Antonio Delfim Netto (*)
Na campanha eleitoral de 1998, quando pleiteava a reeleição, o presidente Fernando Henrique foi bastante hábil ao conseguir esconder da população a crise cambial que se avizinhava e ao mesmo tempo convencer os eleitores que sua permanência no poder era indispensável para garantir os benefícios da estabilidade construída pelo plano Real. Com alguma facilidade e uma surpreendente cumplicidade da mídia, construiu-se um cenário no qual a idéia de mudança passou a ser sinônimo de alto risco e isso funcionou. Sem informação sobre o estado real da economia e dos negócios do governo e embalado pela promessa de recuperação dos empregos, o eleitor votou pela estabilidade. O choque veio poucos dias após a posse, em janeiro de 99, quando a crise cambial obrigou o governo a desvalorizar o real e a assumir com o FMI o compromisso de adotar uma política fiscal que garantisse um nível de superávit primário tranquilizador para os credores internos e externos.
Quatro anos depois, às vésperas de nova eleição presidencial, vivemos outra crise cambial e repete-se a tentativa do governo de assustar o eleitorado com o fantasma da mudança. Mas a mídia está um pouco mais esperta, as pessoas têm mais informações e o Presidente não se permite ser tão afirmativo. “Para piorar – disse modestamente a semana passada – deixe ficar como está, que não está tão mal assim”…
Não se pode insistir que tivemos uma política econômica virtuosa, quando fomos obrigados a pedir socorro ao FMI em três ocasiões num período de quatro anos, que se iniciou e termina com crises cambiais. O governo diz que o câmbio é vítima de um processo que acontece no exterior que produziu o aumento da aversão ao risco e a redução dos investimentos nos países “emergentes”. Isso é verdade, mas não explica o terremoto que nos atinge: outros países “emergentes” como o Chile e o México, por exemplo, submetidos às mesmas circunstâncias, tiveram pequenos aumentos no “risco país” e oscilações suaves nas taxas de câmbio. A diferença é que nenhum deles se endividou ao ponto em que estamos e não acumulou os problemas internos que nós temos.
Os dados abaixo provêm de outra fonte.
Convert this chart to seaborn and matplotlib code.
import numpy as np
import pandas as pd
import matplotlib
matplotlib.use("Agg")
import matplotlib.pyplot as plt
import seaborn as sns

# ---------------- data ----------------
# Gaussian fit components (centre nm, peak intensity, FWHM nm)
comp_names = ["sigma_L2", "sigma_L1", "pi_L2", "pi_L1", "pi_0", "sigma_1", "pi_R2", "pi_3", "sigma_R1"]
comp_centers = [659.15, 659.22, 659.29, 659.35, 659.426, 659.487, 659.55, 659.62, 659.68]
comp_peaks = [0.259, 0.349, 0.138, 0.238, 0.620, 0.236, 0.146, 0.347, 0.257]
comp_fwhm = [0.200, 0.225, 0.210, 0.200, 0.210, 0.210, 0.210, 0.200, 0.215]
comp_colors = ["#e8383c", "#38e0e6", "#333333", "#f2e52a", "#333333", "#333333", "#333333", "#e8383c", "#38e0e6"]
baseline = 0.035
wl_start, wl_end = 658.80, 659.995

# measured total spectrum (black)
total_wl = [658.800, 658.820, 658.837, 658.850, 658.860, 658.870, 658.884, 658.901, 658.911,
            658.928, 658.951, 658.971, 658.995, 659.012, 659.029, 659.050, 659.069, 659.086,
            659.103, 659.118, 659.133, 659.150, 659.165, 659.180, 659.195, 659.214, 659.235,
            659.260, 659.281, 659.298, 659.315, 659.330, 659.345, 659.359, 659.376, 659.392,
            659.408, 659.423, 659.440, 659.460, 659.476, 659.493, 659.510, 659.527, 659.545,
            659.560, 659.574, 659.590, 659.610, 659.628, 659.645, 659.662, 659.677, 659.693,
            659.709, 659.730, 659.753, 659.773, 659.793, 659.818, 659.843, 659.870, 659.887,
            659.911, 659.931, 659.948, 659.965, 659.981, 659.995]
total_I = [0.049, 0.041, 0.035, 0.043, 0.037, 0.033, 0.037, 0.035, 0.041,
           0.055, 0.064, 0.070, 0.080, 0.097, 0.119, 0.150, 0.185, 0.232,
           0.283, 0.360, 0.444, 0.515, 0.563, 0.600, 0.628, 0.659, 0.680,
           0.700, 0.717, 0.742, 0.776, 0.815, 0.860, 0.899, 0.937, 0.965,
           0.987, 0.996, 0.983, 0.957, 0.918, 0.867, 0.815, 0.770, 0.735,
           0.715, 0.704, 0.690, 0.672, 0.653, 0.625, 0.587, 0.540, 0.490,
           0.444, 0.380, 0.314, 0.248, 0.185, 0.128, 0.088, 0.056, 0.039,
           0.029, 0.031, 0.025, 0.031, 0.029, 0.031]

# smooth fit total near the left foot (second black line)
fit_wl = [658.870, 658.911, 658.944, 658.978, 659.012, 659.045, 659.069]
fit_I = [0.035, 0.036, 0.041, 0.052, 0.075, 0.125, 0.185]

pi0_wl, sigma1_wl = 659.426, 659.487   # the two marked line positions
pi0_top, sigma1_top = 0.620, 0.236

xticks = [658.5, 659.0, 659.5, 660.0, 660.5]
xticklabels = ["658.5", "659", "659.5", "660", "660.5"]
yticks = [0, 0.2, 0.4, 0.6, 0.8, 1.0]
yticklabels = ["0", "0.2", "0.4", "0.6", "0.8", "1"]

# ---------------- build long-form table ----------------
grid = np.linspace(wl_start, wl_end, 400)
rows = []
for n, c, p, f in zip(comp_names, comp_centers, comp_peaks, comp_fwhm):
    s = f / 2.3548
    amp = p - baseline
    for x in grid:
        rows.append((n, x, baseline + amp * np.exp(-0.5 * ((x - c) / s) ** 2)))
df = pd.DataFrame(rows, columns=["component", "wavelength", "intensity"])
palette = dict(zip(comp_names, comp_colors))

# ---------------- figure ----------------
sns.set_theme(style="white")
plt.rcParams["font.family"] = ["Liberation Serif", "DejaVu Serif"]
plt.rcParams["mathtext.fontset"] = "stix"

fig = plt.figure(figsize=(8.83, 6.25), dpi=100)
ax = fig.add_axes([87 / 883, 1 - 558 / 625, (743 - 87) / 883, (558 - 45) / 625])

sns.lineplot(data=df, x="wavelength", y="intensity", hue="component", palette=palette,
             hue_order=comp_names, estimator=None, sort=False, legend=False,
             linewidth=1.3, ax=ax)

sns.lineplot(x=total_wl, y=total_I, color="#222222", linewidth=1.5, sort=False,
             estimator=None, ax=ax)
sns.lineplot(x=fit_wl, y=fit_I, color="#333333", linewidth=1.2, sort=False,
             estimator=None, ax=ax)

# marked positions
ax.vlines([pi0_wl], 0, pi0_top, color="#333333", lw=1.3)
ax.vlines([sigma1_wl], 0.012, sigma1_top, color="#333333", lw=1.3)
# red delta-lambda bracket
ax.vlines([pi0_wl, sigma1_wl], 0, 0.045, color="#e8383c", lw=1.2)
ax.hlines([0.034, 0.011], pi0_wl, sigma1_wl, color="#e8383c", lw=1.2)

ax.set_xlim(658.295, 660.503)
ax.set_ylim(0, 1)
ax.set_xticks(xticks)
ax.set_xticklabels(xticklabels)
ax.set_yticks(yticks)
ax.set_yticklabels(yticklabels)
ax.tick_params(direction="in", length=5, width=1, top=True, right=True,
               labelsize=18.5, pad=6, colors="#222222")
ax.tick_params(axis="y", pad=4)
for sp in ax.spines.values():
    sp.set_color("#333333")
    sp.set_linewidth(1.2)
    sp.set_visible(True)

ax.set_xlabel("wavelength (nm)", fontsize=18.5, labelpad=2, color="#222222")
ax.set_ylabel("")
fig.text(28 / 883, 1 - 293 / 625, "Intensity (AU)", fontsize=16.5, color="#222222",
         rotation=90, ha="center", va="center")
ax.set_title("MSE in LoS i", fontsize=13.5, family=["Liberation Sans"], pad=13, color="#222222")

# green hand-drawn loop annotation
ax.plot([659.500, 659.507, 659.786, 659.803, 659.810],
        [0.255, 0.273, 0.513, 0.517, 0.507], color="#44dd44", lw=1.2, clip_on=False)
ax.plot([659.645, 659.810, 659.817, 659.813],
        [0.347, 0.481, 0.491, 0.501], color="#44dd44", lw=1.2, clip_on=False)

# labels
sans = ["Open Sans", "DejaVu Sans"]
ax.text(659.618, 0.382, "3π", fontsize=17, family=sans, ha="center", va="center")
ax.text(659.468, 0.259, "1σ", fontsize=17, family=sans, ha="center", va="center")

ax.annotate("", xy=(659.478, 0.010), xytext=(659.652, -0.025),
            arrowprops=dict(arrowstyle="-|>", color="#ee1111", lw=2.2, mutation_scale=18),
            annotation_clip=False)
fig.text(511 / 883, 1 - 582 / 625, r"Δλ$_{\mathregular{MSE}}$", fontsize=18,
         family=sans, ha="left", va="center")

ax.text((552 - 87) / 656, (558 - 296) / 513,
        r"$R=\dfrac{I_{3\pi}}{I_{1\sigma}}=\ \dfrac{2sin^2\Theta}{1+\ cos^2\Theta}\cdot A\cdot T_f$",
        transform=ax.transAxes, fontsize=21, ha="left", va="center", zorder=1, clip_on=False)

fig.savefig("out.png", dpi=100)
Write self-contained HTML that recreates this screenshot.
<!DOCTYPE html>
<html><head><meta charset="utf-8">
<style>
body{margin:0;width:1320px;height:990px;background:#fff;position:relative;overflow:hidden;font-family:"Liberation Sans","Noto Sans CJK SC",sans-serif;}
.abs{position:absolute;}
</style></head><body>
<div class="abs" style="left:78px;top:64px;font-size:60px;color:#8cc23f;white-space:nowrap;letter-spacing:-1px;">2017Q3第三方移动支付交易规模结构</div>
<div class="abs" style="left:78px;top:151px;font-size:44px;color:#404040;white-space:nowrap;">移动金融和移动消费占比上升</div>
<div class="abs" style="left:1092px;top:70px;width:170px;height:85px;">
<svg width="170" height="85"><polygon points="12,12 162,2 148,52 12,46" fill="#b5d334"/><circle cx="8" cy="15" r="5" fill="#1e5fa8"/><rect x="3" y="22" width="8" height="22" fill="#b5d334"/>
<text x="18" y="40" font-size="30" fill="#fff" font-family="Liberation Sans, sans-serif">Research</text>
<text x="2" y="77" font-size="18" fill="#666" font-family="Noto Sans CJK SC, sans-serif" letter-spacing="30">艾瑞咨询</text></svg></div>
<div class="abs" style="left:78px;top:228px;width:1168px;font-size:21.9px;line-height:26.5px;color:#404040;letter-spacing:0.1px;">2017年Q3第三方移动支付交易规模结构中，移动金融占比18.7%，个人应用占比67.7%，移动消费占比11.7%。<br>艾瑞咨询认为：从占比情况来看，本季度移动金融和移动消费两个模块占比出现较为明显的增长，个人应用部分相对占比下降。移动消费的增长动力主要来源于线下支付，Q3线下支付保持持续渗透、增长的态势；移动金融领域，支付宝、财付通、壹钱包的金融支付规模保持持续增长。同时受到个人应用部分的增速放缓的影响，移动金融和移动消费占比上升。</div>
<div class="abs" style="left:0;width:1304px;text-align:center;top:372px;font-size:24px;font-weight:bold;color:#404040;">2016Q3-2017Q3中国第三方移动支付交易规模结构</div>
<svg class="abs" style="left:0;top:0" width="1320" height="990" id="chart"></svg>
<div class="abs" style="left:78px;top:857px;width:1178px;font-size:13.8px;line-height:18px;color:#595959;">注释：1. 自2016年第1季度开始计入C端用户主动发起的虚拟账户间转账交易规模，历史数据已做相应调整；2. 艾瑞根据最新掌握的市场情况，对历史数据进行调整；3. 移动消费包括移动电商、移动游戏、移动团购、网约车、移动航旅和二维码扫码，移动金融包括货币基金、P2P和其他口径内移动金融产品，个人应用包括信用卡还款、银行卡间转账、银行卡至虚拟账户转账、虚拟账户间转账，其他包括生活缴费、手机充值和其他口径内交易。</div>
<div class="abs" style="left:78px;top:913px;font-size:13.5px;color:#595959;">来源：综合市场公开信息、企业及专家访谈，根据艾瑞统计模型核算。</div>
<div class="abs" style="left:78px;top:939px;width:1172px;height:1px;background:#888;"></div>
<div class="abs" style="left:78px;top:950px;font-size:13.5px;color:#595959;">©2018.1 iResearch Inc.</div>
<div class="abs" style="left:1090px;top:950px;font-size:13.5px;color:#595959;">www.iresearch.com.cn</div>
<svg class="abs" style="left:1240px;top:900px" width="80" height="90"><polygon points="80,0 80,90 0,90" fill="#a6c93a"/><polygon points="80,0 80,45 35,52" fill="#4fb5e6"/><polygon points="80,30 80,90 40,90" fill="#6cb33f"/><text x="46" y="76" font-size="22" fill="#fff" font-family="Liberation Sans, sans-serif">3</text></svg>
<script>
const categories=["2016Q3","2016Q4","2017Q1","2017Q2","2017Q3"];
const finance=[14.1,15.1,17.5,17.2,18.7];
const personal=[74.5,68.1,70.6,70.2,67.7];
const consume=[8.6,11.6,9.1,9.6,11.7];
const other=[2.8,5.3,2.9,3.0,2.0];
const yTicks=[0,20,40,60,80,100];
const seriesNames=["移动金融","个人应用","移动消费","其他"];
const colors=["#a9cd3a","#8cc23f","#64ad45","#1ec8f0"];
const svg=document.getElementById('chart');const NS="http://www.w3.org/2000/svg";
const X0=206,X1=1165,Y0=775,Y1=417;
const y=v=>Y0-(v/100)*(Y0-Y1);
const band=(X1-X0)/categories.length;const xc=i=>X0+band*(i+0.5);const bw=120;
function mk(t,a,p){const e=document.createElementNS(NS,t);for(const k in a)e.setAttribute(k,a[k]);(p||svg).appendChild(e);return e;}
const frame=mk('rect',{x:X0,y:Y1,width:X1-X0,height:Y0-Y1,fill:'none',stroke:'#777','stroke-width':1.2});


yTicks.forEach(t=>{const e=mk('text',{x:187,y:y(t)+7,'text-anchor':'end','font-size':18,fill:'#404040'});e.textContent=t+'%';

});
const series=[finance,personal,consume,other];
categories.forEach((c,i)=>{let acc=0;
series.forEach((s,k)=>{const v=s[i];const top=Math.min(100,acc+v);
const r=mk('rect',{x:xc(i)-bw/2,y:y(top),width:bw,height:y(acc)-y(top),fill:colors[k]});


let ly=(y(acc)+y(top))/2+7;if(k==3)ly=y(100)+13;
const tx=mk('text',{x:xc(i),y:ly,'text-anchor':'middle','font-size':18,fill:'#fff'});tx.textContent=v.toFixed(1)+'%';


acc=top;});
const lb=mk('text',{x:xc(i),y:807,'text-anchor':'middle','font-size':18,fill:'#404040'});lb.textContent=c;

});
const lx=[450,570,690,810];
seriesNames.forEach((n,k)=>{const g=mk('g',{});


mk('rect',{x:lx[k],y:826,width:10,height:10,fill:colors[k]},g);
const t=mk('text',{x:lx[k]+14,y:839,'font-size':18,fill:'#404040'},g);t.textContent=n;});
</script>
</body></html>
O fato é que “a agenda econômica equivocada” a que se referiu esta semana um ilustre ex-ministro deste governo, num interessante debate no BNDES, produziu resultados absolutamente contrários ao que se deveria esperar de um governo “social-democrata”. Reduziu o nível de crescimento da economia a míseros 2.4% ao ano, o que representa um crescimento de apenas 0.8% da renda per capita dos brasileiros ; produziu e sustentou as maiores taxas de desemprego de que se tem notícia na história desse país, reduzindo a renda dos salários e aumentando os níveis de desigualdade social.
Não é, certamente, uma demonstração de sensatez, “deixar ficar como está”… quem sabe para repetir o desastre apontado pelo mesmo ex-ministro de FHC, conforme publicado na Folha de São Paulo de 16/10: “… a equipe econômica e as elites que ela representa (sic) erraram ao adotarem ou apoiarem uma política de altos juros que impede o investimento enquanto aprofunda o endividamento público , e de câmbio baixo, que produz a felicidade no curto prazo à custa da crise cambial anunciada.”